§ **WORK TO DO**
Look in the material below for the line with "Convert this chart to matplotlib code." and the line with "mfc='#3c3c3c', mec='#2a2a2a', label='Densité", then set down exactly those two lines and all lines between, nothing more.

-=-=-=-=-

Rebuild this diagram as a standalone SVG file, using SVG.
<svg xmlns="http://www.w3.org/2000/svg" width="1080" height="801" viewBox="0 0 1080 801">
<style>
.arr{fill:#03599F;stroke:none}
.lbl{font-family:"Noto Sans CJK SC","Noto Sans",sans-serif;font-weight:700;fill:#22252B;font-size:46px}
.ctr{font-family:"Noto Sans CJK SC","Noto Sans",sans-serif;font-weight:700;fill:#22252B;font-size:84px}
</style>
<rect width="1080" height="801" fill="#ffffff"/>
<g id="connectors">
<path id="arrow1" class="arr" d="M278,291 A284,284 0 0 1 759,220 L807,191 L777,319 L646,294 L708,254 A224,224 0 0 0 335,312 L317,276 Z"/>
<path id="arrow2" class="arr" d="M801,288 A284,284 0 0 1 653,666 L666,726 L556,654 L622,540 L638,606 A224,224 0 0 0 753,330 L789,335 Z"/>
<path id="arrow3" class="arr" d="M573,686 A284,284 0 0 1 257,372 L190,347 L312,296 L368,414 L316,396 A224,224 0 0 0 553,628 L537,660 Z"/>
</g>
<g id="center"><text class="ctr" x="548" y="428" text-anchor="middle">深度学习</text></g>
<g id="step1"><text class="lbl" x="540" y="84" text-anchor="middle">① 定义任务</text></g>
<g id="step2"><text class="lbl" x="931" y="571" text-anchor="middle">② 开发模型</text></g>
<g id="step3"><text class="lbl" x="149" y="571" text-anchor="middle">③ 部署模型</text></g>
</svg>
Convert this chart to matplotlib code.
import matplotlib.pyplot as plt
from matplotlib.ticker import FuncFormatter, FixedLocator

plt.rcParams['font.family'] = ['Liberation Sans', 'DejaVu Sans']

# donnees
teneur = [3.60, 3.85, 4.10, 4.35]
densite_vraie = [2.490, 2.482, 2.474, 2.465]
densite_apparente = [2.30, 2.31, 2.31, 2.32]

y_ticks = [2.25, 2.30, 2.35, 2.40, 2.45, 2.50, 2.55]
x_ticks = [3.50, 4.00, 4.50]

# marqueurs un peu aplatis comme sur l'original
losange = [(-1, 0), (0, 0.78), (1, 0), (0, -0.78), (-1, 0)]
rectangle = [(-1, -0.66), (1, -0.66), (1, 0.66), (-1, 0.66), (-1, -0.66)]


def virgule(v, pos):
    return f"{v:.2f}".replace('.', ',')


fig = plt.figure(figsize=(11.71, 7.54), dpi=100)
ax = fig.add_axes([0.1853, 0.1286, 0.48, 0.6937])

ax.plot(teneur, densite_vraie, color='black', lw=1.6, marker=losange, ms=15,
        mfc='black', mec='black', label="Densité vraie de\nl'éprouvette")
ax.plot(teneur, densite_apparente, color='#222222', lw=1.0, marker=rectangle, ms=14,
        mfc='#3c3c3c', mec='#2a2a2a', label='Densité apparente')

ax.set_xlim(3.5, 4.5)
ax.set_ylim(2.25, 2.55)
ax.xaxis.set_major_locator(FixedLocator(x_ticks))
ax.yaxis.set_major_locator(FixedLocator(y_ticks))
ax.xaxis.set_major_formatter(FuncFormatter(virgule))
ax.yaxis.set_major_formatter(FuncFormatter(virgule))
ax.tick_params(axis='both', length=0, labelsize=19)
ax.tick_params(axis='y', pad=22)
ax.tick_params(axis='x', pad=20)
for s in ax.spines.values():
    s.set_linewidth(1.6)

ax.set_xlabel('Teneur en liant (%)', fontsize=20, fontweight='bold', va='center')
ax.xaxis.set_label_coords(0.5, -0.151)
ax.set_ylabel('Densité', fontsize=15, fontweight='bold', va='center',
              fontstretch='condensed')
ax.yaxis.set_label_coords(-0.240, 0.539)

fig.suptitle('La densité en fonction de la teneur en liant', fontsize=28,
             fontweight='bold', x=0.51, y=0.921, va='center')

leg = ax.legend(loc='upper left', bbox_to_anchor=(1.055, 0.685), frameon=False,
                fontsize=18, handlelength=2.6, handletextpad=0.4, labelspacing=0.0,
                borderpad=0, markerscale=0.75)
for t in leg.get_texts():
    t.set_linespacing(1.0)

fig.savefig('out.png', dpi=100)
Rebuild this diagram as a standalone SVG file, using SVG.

-=-=-=-=-

§ **ANSWER TO THIS EXERCISE**
Convert this chart to matplotlib code.
import matplotlib.pyplot as plt
from matplotlib.ticker import FuncFormatter, FixedLocator

plt.rcParams['font.family'] = ['Liberation Sans', 'DejaVu Sans']

# donnees
teneur = [3.60, 3.85, 4.10, 4.35]
densite_vraie = [2.490, 2.482, 2.474, 2.465]
densite_apparente = [2.30, 2.31, 2.31, 2.32]

y_ticks = [2.25, 2.30, 2.35, 2.40, 2.45, 2.50, 2.55]
x_ticks = [3.50, 4.00, 4.50]

# marqueurs un peu aplatis comme sur l'original
losange = [(-1, 0), (0, 0.78), (1, 0), (0, -0.78), (-1, 0)]
rectangle = [(-1, -0.66), (1, -0.66), (1, 0.66), (-1, 0.66), (-1, -0.66)]


def virgule(v, pos):
    return f"{v:.2f}".replace('.', ',')


fig = plt.figure(figsize=(11.71, 7.54), dpi=100)
ax = fig.add_axes([0.1853, 0.1286, 0.48, 0.6937])

ax.plot(teneur, densite_vraie, color='black', lw=1.6, marker=losange, ms=15,
        mfc='black', mec='black', label="Densité vraie de\nl'éprouvette")
ax.plot(teneur, densite_apparente, color='#222222', lw=1.0, marker=rectangle, ms=14,
        mfc='#3c3c3c', mec='#2a2a2a', label='Densité apparente')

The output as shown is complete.